In the third section, the result of the accumulation and centralization of capital is a larger surplus of excess labor. This translates to a lot of people out of work and hungry to find any kind of job. They are ripe for exploitation. Marx also notes here the boom/bust cycles built into this mode of capitalist production. But the reason why this surplus of labor is so important to capitalism, is precisely to take advantage of the boom/bust cycles. They can take advantage of it when times are good, so they can weather the times that are bad.  

The general movement of wages is exclusively regulated by the expansion and contraction of the labor market. 

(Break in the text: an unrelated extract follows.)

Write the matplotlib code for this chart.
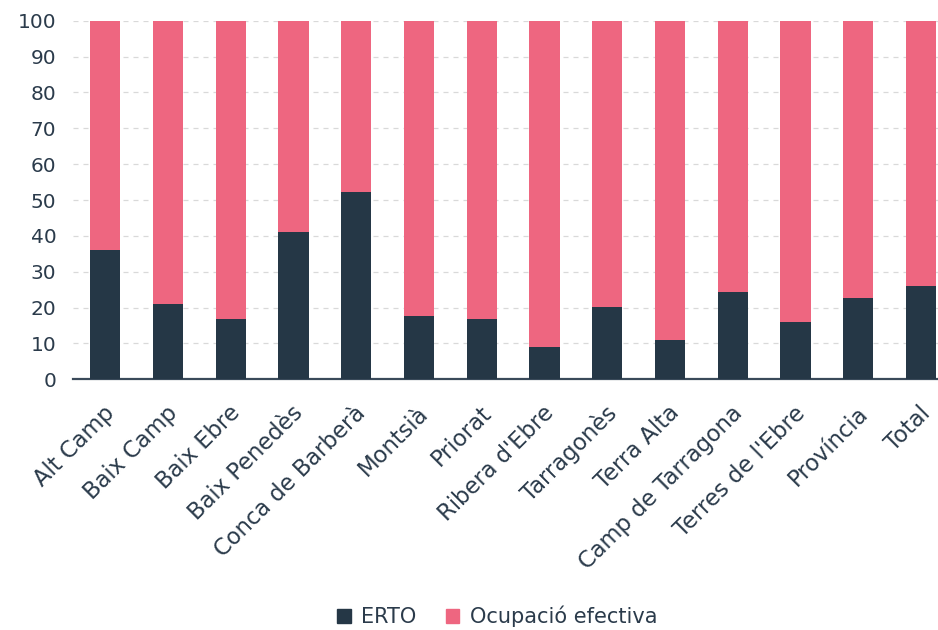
import matplotlib
matplotlib.use("Agg")
import matplotlib.pyplot as plt
from matplotlib.patches import Patch
from matplotlib.transforms import ScaledTranslation

categories = ["Alt Camp", "Baix Camp", "Baix Ebre", "Baix Penedès", "Conca de Barberà",
              "Montsià", "Priorat", "Ribera d'Ebre", "Tarragonès", "Terra Alta",
              "Camp de Tarragona", "Terres de l'Ebre", "Província", "Total"]
erto = [36.1, 21.0, 16.8, 41.2, 52.1, 17.7, 16.8, 9.1, 20.1, 10.9, 24.3, 15.9, 22.6, 26.1]
ocupacio = [100 - v for v in erto]
yticks = list(range(0, 101, 10))

navy = "#253746"
pink = "#EE6680"
text_c = "#2B3B4B"

plt.rcParams['font.family'] = ['DejaVu Sans']

fig = plt.figure(figsize=(9.38, 6.30), dpi=100)
ax = fig.add_axes([0.078, 0.398, 0.922, 0.569])

x = list(range(len(categories)))
ax.bar(x, erto, width=0.48, color=navy, zorder=3)
ax.bar(x, ocupacio, bottom=erto, width=0.48, color=pink, zorder=3)

ax.set_xlim(-0.51, 13.27)
ax.set_ylim(0, 100)
ax.set_yticks(yticks)
ax.yaxis.grid(True, linestyle=(0, (4, 4)), color="#d9d9d9", linewidth=0.9, zorder=0)
ax.set_axisbelow(True)
for s in ["top", "right", "left"]:
    ax.spines[s].set_visible(False)
ax.spines["bottom"].set_color("#3a4a5a")
ax.spines["bottom"].set_linewidth(1.6)
ax.tick_params(axis="y", length=0, pad=12, labelsize=14.5, labelcolor=text_c)
ax.tick_params(axis="x", length=0, pad=16, labelsize=16.3, labelcolor=text_c)
ax.set_xticks(x)
labels = ax.set_xticklabels(categories, rotation=45, ha="right", rotation_mode="anchor")
off = ScaledTranslation(-2 / 100, 0, fig.dpi_scale_trans)
for lb in labels:
    lb.set_transform(lb.get_transform() + off)

handles = [Patch(color=navy, label="ERTO"), Patch(color=pink, label="Ocupació efectiva")]
leg = fig.legend(handles=handles, loc="center", bbox_to_anchor=(0.53, 0.022), ncol=2,
                 frameon=False, fontsize=15, handlelength=0.65, handleheight=0.65,
                 handletextpad=0.5, columnspacing=1.4)
for t in leg.get_texts():
    t.set_color(text_c)

fig.savefig("out.png", dpi=100)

The fourth section tackles the different forms that the surplus population takes: floating, latent, and stagnant. 

Floating is when workers are put out of work, then called back, depending on the demands of capital. But that’s not to say they are the same workers. Capital likes ’em young, so they are employed until maturity, then let go. They tend to move and follow capital where they can get work. 

The flow of workers from rural to towns supposes there is a latent population that exists, only evident when opportunity opens up. 

The third is the stagnant population, with very irregular employment. These are the lowest paid, and most overworked and will take nearly anything. It constantly recruits from the segments that have found themselves redundant. This segment of the population is an ever growing, self-perpetuating and self-reproducing element. 

The lowest element is the sphere of pauperism. Apart from vagabonds, prostitutes, and criminals, this strata consists of three categories: those able to work, orphans and pauper children, and those unable to work. 

Capitalism is a system in which the worker does not employ the means of production, but the means of production employ the worker. The law is that a constantly increasing quantity of means of production by a decreasing expenditure of human power completely inverts: the higher the productivity of labor, the greater the pressure on their means of employment, the more precarious the condition of their existence. 

As capital accumulates, the situation for labor grows worse. The accumulation of misery is a necessary condition to the accumulation of wealth. 

The fifth section is a series of illustrations of what Marx has been saying, taken from different places and times. It contains 68 pages of charts and evidence that would be way too detailed to cover in a short recap like this.